SET PROBLEM - Emit the data below verbatim, stripping out any pictures.

DATASET SECTION -
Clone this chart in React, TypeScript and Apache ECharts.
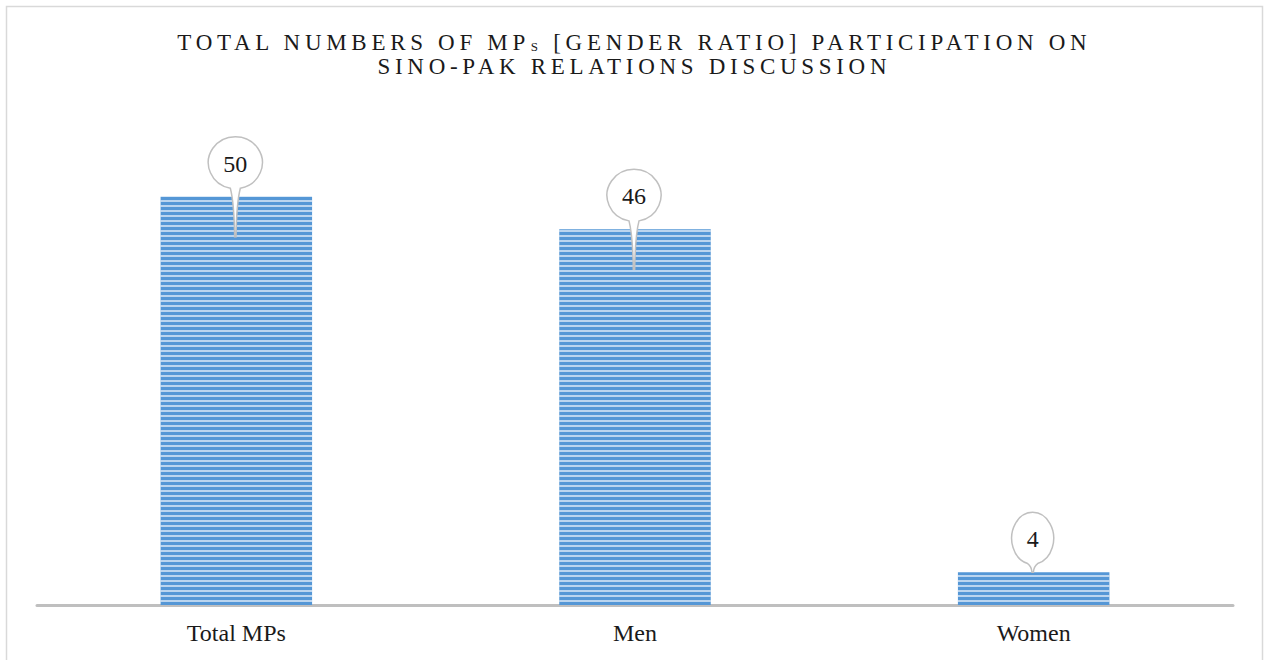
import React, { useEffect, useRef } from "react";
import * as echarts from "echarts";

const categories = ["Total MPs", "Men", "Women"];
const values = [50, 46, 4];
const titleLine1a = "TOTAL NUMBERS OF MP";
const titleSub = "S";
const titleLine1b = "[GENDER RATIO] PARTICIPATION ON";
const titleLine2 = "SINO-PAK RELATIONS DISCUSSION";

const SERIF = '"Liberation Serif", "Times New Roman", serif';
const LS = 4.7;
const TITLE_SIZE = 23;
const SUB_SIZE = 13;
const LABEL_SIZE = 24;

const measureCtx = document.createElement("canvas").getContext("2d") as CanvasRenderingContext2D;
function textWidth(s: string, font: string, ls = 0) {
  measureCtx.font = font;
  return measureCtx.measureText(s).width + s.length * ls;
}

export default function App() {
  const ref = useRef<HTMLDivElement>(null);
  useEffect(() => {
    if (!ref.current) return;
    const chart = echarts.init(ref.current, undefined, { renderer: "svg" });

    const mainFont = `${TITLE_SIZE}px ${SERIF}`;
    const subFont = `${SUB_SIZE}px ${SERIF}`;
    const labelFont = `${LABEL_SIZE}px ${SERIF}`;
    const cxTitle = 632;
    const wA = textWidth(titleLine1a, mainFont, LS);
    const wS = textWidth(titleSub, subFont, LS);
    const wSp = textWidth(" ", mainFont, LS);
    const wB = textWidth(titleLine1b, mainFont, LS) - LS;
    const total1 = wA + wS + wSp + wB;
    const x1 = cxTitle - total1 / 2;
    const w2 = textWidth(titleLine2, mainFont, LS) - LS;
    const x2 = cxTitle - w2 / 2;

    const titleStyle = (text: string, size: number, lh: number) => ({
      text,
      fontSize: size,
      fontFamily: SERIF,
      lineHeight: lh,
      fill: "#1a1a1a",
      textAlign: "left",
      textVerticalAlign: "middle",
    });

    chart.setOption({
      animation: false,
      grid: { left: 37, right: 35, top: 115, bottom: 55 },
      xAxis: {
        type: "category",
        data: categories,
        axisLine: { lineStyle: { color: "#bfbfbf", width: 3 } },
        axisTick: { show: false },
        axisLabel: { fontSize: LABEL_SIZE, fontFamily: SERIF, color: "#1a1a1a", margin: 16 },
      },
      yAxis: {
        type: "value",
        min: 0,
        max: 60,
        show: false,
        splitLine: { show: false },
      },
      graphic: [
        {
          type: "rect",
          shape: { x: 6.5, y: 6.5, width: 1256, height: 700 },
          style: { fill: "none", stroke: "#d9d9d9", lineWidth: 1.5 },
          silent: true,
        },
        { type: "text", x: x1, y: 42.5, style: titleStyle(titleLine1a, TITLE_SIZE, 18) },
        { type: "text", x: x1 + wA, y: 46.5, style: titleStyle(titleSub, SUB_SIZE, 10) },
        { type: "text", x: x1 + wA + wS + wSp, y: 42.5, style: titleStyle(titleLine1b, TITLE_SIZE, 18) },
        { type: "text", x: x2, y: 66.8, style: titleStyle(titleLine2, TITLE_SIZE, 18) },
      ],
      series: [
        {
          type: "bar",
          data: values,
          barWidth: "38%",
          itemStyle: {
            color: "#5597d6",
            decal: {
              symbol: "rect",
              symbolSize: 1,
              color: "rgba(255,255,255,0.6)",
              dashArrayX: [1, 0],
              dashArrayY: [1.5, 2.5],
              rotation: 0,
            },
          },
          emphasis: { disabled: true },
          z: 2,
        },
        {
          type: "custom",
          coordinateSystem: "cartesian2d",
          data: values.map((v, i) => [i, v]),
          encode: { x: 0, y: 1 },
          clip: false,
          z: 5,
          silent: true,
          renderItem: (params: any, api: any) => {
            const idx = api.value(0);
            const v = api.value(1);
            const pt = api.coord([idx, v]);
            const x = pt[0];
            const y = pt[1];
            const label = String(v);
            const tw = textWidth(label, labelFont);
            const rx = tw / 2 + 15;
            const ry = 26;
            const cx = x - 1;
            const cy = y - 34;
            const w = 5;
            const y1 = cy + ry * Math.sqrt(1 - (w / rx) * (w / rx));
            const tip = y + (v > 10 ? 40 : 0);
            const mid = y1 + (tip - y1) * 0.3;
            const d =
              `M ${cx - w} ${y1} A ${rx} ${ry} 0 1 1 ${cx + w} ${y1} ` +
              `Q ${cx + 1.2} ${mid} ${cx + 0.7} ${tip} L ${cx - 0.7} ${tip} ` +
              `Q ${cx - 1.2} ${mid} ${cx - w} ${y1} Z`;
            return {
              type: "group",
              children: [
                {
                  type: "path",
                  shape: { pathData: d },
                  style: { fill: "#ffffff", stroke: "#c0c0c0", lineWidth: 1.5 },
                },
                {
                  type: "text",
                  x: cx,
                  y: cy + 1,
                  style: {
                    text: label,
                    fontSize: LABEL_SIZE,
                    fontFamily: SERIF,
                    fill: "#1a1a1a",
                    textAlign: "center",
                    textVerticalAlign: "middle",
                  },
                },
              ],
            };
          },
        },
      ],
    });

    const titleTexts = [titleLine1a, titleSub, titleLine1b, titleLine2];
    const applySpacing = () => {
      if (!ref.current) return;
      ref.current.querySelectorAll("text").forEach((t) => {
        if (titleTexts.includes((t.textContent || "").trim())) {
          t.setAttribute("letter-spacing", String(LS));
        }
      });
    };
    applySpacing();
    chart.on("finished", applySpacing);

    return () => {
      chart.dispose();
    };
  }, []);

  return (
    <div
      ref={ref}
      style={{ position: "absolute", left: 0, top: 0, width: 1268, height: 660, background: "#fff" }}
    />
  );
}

SOLUTION TO THIS PROBLEM -
Clone this chart in React, TypeScript and Apache ECharts.
import React, { useEffect, useRef } from "react";
import * as echarts from "echarts";

const categories = ["Total MPs", "Men", "Women"];
const values = [50, 46, 4];
const titleLine1a = "TOTAL NUMBERS OF MP";
const titleSub = "S";
const titleLine1b = "[GENDER RATIO] PARTICIPATION ON";
const titleLine2 = "SINO-PAK RELATIONS DISCUSSION";

const SERIF = '"Liberation Serif", "Times New Roman", serif';
const LS = 4.7;
const TITLE_SIZE = 23;
const SUB_SIZE = 13;
const LABEL_SIZE = 24;

const measureCtx = document.createElement("canvas").getContext("2d") as CanvasRenderingContext2D;
function textWidth(s: string, font: string, ls = 0) {
  measureCtx.font = font;
  return measureCtx.measureText(s).width + s.length * ls;
}

export default function App() {
  const ref = useRef<HTMLDivElement>(null);
  useEffect(() => {
    if (!ref.current) return;
    const chart = echarts.init(ref.current, undefined, { renderer: "svg" });

    const mainFont = `${TITLE_SIZE}px ${SERIF}`;
    const subFont = `${SUB_SIZE}px ${SERIF}`;
    const labelFont = `${LABEL_SIZE}px ${SERIF}`;
    const cxTitle = 632;
    const wA = textWidth(titleLine1a, mainFont, LS);
    const wS = textWidth(titleSub, subFont, LS);
    const wSp = textWidth(" ", mainFont, LS);
    const wB = textWidth(titleLine1b, mainFont, LS) - LS;
    const total1 = wA + wS + wSp + wB;
    const x1 = cxTitle - total1 / 2;
    const w2 = textWidth(titleLine2, mainFont, LS) - LS;
    const x2 = cxTitle - w2 / 2;

    const titleStyle = (text: string, size: number, lh: number) => ({
      text,
      fontSize: size,
      fontFamily: SERIF,
      lineHeight: lh,
      fill: "#1a1a1a",
      textAlign: "left",
      textVerticalAlign: "middle",
    });

    chart.setOption({
      animation: false,
      grid: { left: 37, right: 35, top: 115, bottom: 55 },
      xAxis: {
        type: "category",
        data: categories,
        axisLine: { lineStyle: { color: "#bfbfbf", width: 3 } },
        axisTick: { show: false },
        axisLabel: { fontSize: LABEL_SIZE, fontFamily: SERIF, color: "#1a1a1a", margin: 16 },
      },
      yAxis: {
        type: "value",
        min: 0,
        max: 60,
        show: false,
        splitLine: { show: false },
      },
      graphic: [
        {
          type: "rect",
          shape: { x: 6.5, y: 6.5, width: 1256, height: 700 },
          style: { fill: "none", stroke: "#d9d9d9", lineWidth: 1.5 },
          silent: true,
        },
        { type: "text", x: x1, y: 42.5, style: titleStyle(titleLine1a, TITLE_SIZE, 18) },
        { type: "text", x: x1 + wA, y: 46.5, style: titleStyle(titleSub, SUB_SIZE, 10) },
        { type: "text", x: x1 + wA + wS + wSp, y: 42.5, style: titleStyle(titleLine1b, TITLE_SIZE, 18) },
        { type: "text", x: x2, y: 66.8, style: titleStyle(titleLine2, TITLE_SIZE, 18) },
      ],
      series: [
        {
          type: "bar",
          data: values,
          barWidth: "38%",
          itemStyle: {
            color: "#5597d6",
            decal: {
              symbol: "rect",
              symbolSize: 1,
              color: "rgba(255,255,255,0.6)",
              dashArrayX: [1, 0],
              dashArrayY: [1.5, 2.5],
              rotation: 0,
            },
          },
          emphasis: { disabled: true },
          z: 2,
        },
        {
          type: "custom",
          coordinateSystem: "cartesian2d",
          data: values.map((v, i) => [i, v]),
          encode: { x: 0, y: 1 },
          clip: false,
          z: 5,
          silent: true,
          renderItem: (params: any, api: any) => {
            const idx = api.value(0);
            const v = api.value(1);
            const pt = api.coord([idx, v]);
            const x = pt[0];
            const y = pt[1];
            const label = String(v);
            const tw = textWidth(label, labelFont);
            const rx = tw / 2 + 15;
            const ry = 26;
            const cx = x - 1;
            const cy = y - 34;
            const w = 5;
            const y1 = cy + ry * Math.sqrt(1 - (w / rx) * (w / rx));
            const tip = y + (v > 10 ? 40 : 0);
            const mid = y1 + (tip - y1) * 0.3;
            const d =
              `M ${cx - w} ${y1} A ${rx} ${ry} 0 1 1 ${cx + w} ${y1} ` +
              `Q ${cx + 1.2} ${mid} ${cx + 0.7} ${tip} L ${cx - 0.7} ${tip} ` +
              `Q ${cx - 1.2} ${mid} ${cx - w} ${y1} Z`;
            return {
              type: "group",
              children: [
                {
                  type: "path",
                  shape: { pathData: d },
                  style: { fill: "#ffffff", stroke: "#c0c0c0", lineWidth: 1.5 },
                },
                {
                  type: "text",
                  x: cx,
                  y: cy + 1,
                  style: {
                    text: label,
                    fontSize: LABEL_SIZE,
                    fontFamily: SERIF,
                    fill: "#1a1a1a",
                    textAlign: "center",
                    textVerticalAlign: "middle",
                  },
                },
              ],
            };
          },
        },
      ],
    });

    const titleTexts = [titleLine1a, titleSub, titleLine1b, titleLine2];
    const applySpacing = () => {
      if (!ref.current) return;
      ref.current.querySelectorAll("text").forEach((t) => {
        if (titleTexts.includes((t.textContent || "").trim())) {
          t.setAttribute("letter-spacing", String(LS));
        }
      });
    };
    applySpacing();
    chart.on("finished", applySpacing);

    return () => {
      chart.dispose();
    };
  }, []);

  return (
    <div
      ref={ref}
      style={{ position: "absolute", left: 0, top: 0, width: 1268, height: 660, background: "#fff" }}
    />
  );
}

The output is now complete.